AIM OF THE TASK> Copy out the listing that follows exactly, dropping every picture.

----

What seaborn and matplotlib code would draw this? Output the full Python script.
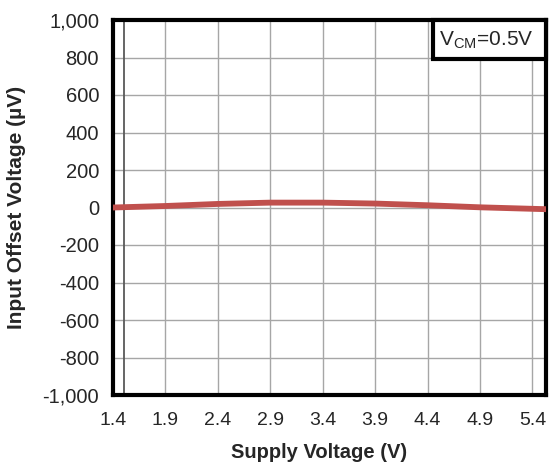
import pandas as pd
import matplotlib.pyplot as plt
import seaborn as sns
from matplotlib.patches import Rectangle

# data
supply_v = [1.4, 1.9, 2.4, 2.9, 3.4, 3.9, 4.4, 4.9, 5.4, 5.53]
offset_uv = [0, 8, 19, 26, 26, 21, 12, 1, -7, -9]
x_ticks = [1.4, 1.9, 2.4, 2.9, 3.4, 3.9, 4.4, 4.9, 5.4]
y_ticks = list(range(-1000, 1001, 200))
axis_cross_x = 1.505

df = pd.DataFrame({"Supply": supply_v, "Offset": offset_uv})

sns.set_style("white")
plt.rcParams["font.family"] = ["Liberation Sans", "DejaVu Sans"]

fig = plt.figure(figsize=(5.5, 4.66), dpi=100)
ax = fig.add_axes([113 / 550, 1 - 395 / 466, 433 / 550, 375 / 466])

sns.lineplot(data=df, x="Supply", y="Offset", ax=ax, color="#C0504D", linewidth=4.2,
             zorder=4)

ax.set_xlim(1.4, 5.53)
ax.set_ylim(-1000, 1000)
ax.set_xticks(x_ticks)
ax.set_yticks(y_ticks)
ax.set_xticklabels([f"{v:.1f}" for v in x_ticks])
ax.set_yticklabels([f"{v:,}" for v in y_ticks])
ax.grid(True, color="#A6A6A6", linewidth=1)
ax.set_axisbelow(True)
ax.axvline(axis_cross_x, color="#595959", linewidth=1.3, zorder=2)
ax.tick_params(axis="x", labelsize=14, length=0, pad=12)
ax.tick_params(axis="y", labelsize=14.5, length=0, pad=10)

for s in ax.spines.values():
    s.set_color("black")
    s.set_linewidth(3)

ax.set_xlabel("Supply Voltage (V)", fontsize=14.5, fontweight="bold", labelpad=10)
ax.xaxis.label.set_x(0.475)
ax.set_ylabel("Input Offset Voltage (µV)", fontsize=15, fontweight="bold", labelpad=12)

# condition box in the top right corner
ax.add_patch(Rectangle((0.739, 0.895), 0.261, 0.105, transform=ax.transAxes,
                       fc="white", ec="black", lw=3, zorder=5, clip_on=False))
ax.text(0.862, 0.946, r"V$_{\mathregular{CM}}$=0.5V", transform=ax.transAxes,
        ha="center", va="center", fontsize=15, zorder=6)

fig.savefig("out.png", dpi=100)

----

SOLUTION TO THE PROBLEM>
What seaborn and matplotlib code would draw this? Output the full Python script.
import pandas as pd
import matplotlib.pyplot as plt
import seaborn as sns
from matplotlib.patches import Rectangle

# data
supply_v = [1.4, 1.9, 2.4, 2.9, 3.4, 3.9, 4.4, 4.9, 5.4, 5.53]
offset_uv = [0, 8, 19, 26, 26, 21, 12, 1, -7, -9]
x_ticks = [1.4, 1.9, 2.4, 2.9, 3.4, 3.9, 4.4, 4.9, 5.4]
y_ticks = list(range(-1000, 1001, 200))
axis_cross_x = 1.505

df = pd.DataFrame({"Supply": supply_v, "Offset": offset_uv})

sns.set_style("white")
plt.rcParams["font.family"] = ["Liberation Sans", "DejaVu Sans"]

fig = plt.figure(figsize=(5.5, 4.66), dpi=100)
ax = fig.add_axes([113 / 550, 1 - 395 / 466, 433 / 550, 375 / 466])

sns.lineplot(data=df, x="Supply", y="Offset", ax=ax, color="#C0504D", linewidth=4.2,
             zorder=4)

ax.set_xlim(1.4, 5.53)
ax.set_ylim(-1000, 1000)
ax.set_xticks(x_ticks)
ax.set_yticks(y_ticks)
ax.set_xticklabels([f"{v:.1f}" for v in x_ticks])
ax.set_yticklabels([f"{v:,}" for v in y_ticks])
ax.grid(True, color="#A6A6A6", linewidth=1)
ax.set_axisbelow(True)
ax.axvline(axis_cross_x, color="#595959", linewidth=1.3, zorder=2)
ax.tick_params(axis="x", labelsize=14, length=0, pad=12)
ax.tick_params(axis="y", labelsize=14.5, length=0, pad=10)

for s in ax.spines.values():
    s.set_color("black")
    s.set_linewidth(3)

ax.set_xlabel("Supply Voltage (V)", fontsize=14.5, fontweight="bold", labelpad=10)
ax.xaxis.label.set_x(0.475)
ax.set_ylabel("Input Offset Voltage (µV)", fontsize=15, fontweight="bold", labelpad=12)

# condition box in the top right corner
ax.add_patch(Rectangle((0.739, 0.895), 0.261, 0.105, transform=ax.transAxes,
                       fc="white", ec="black", lw=3, zorder=5, clip_on=False))
ax.text(0.862, 0.946, r"V$_{\mathregular{CM}}$=0.5V", transform=ax.transAxes,
        ha="center", va="center", fontsize=15, zorder=6)

fig.savefig("out.png", dpi=100)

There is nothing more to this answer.